(Part of a data file)
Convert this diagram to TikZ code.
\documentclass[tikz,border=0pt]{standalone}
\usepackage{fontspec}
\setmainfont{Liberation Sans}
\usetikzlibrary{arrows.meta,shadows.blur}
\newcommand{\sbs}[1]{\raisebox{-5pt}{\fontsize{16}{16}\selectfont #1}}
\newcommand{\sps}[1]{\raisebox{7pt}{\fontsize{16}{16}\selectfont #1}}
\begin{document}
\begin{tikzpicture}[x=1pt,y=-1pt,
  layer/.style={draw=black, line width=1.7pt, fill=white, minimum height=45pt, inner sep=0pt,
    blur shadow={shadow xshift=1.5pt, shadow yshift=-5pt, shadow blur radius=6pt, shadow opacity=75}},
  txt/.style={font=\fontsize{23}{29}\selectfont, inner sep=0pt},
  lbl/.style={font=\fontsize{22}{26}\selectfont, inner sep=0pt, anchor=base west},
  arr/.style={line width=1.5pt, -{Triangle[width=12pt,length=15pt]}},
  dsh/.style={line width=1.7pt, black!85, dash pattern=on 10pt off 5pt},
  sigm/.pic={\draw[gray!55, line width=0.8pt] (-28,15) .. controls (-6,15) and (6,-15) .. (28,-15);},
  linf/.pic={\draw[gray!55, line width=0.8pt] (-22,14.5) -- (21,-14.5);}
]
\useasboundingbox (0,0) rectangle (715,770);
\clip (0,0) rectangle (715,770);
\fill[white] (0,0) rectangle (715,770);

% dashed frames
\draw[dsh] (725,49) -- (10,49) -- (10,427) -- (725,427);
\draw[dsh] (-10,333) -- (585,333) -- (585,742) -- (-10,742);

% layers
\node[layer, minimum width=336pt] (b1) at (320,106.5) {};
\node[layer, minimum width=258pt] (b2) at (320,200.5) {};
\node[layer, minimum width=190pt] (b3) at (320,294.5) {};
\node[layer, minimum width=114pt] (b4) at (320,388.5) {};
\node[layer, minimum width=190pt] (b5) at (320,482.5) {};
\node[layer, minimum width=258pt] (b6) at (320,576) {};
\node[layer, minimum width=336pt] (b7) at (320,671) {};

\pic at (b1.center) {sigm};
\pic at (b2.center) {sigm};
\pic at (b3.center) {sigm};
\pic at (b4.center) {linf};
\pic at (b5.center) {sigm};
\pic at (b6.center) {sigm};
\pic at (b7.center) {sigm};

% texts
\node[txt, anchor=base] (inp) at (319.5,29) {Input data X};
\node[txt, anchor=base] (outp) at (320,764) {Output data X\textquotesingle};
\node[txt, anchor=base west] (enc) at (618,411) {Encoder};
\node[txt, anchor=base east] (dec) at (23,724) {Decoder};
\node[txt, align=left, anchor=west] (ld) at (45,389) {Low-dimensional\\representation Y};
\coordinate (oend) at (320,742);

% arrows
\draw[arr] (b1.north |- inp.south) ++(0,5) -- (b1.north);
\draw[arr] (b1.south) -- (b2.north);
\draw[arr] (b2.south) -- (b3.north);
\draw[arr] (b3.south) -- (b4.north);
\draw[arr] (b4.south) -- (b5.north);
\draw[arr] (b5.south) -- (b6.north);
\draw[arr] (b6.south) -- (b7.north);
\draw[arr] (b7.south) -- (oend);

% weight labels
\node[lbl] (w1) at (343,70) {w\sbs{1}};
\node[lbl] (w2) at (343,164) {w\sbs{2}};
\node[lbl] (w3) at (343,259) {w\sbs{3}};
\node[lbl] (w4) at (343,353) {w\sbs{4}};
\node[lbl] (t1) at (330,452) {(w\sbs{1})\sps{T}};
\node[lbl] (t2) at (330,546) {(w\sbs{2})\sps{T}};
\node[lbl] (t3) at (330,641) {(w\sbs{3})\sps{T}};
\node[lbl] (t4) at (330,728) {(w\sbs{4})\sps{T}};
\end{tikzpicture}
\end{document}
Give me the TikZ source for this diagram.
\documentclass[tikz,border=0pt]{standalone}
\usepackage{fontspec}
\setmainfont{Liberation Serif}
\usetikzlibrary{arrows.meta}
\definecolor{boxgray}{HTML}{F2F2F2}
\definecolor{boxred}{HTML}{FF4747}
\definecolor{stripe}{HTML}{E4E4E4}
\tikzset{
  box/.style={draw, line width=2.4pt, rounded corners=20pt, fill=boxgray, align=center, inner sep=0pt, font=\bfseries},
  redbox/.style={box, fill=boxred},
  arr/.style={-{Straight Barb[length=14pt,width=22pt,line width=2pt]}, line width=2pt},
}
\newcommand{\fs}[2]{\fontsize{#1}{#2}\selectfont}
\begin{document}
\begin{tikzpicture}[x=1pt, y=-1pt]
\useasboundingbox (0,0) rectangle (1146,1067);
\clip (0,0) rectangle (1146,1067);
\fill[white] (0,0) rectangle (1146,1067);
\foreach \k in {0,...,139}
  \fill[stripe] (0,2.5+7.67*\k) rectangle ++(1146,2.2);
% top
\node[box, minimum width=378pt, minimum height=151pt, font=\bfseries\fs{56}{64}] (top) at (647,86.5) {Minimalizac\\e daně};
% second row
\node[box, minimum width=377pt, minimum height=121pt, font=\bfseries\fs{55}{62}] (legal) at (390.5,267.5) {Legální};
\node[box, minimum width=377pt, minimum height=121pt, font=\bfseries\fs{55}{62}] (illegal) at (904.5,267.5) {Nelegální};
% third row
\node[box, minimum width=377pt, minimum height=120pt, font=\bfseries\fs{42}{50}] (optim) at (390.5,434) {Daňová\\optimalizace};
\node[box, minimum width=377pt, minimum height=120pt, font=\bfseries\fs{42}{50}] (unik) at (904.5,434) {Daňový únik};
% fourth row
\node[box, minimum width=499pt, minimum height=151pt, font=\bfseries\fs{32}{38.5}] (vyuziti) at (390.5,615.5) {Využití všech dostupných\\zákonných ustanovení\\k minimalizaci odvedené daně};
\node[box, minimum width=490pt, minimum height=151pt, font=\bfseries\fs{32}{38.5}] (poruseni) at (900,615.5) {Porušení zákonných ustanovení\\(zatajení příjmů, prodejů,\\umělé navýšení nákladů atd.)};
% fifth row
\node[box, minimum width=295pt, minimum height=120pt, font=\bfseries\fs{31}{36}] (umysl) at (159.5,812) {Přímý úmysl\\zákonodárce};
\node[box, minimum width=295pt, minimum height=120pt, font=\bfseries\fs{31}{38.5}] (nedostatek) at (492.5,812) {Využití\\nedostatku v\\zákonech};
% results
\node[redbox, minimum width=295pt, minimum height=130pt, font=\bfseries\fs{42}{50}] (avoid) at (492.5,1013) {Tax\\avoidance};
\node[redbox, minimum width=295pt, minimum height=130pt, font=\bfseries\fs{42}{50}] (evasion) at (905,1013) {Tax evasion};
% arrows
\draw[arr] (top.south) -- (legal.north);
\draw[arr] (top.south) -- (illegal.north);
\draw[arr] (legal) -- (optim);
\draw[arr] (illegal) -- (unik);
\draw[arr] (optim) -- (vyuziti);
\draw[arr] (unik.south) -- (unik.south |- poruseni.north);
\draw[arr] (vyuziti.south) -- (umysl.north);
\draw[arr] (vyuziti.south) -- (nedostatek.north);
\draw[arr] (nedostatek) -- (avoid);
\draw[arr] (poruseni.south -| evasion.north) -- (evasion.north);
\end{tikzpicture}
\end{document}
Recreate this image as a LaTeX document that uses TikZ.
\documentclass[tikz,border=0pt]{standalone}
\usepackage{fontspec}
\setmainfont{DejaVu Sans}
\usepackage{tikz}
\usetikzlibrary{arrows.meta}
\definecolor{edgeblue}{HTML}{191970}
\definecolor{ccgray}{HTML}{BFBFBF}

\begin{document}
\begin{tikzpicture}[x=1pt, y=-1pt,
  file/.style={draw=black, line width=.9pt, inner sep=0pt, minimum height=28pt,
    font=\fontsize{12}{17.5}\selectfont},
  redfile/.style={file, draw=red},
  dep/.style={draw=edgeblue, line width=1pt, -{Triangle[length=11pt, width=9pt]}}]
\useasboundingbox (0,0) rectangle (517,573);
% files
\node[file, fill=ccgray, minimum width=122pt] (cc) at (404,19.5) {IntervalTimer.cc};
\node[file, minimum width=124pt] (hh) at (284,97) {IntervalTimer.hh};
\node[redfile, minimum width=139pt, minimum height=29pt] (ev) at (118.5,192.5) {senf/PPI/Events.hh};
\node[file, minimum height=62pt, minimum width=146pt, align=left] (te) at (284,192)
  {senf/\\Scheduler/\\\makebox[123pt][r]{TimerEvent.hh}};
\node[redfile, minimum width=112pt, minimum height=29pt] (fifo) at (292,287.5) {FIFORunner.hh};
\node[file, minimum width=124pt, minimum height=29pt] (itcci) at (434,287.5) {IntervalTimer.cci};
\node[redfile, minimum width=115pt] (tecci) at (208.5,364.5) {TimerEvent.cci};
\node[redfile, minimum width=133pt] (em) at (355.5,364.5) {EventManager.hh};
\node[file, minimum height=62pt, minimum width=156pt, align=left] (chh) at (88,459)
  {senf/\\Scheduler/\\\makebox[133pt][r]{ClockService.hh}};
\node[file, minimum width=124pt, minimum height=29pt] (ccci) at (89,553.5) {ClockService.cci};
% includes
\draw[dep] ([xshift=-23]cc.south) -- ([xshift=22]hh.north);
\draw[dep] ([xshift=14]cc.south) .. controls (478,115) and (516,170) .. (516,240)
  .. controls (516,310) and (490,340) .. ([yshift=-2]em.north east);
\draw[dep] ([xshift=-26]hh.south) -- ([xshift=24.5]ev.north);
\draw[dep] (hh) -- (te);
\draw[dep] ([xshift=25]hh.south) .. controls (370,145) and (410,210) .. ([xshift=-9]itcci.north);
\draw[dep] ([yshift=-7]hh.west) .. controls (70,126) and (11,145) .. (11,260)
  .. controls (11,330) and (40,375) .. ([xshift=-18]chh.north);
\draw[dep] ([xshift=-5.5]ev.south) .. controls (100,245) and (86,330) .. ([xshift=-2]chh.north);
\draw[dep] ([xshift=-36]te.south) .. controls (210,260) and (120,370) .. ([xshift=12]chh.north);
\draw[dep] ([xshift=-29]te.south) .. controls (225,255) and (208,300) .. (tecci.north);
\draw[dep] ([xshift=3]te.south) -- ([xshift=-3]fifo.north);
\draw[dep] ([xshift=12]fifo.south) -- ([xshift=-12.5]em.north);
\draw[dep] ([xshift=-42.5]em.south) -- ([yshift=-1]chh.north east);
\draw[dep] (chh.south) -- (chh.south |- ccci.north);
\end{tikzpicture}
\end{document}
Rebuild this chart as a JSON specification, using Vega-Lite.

> Task details:
Write out exactly the lines from the start of the material through the line with "(585,742) -- (-10,742);". No other output is expected.

> Written response:
Convert this diagram to TikZ code.
\documentclass[tikz,border=0pt]{standalone}
\usepackage{fontspec}
\setmainfont{Liberation Sans}
\usetikzlibrary{arrows.meta,shadows.blur}
\newcommand{\sbs}[1]{\raisebox{-5pt}{\fontsize{16}{16}\selectfont #1}}
\newcommand{\sps}[1]{\raisebox{7pt}{\fontsize{16}{16}\selectfont #1}}
\begin{document}
\begin{tikzpicture}[x=1pt,y=-1pt,
  layer/.style={draw=black, line width=1.7pt, fill=white, minimum height=45pt, inner sep=0pt,
    blur shadow={shadow xshift=1.5pt, shadow yshift=-5pt, shadow blur radius=6pt, shadow opacity=75}},
  txt/.style={font=\fontsize{23}{29}\selectfont, inner sep=0pt},
  lbl/.style={font=\fontsize{22}{26}\selectfont, inner sep=0pt, anchor=base west},
  arr/.style={line width=1.5pt, -{Triangle[width=12pt,length=15pt]}},
  dsh/.style={line width=1.7pt, black!85, dash pattern=on 10pt off 5pt},
  sigm/.pic={\draw[gray!55, line width=0.8pt] (-28,15) .. controls (-6,15) and (6,-15) .. (28,-15);},
  linf/.pic={\draw[gray!55, line width=0.8pt] (-22,14.5) -- (21,-14.5);}
]
\useasboundingbox (0,0) rectangle (715,770);
\clip (0,0) rectangle (715,770);
\fill[white] (0,0) rectangle (715,770);

% dashed frames
\draw[dsh] (725,49) -- (10,49) -- (10,427) -- (725,427);
\draw[dsh] (-10,333) -- (585,333) -- (585,742) -- (-10,742);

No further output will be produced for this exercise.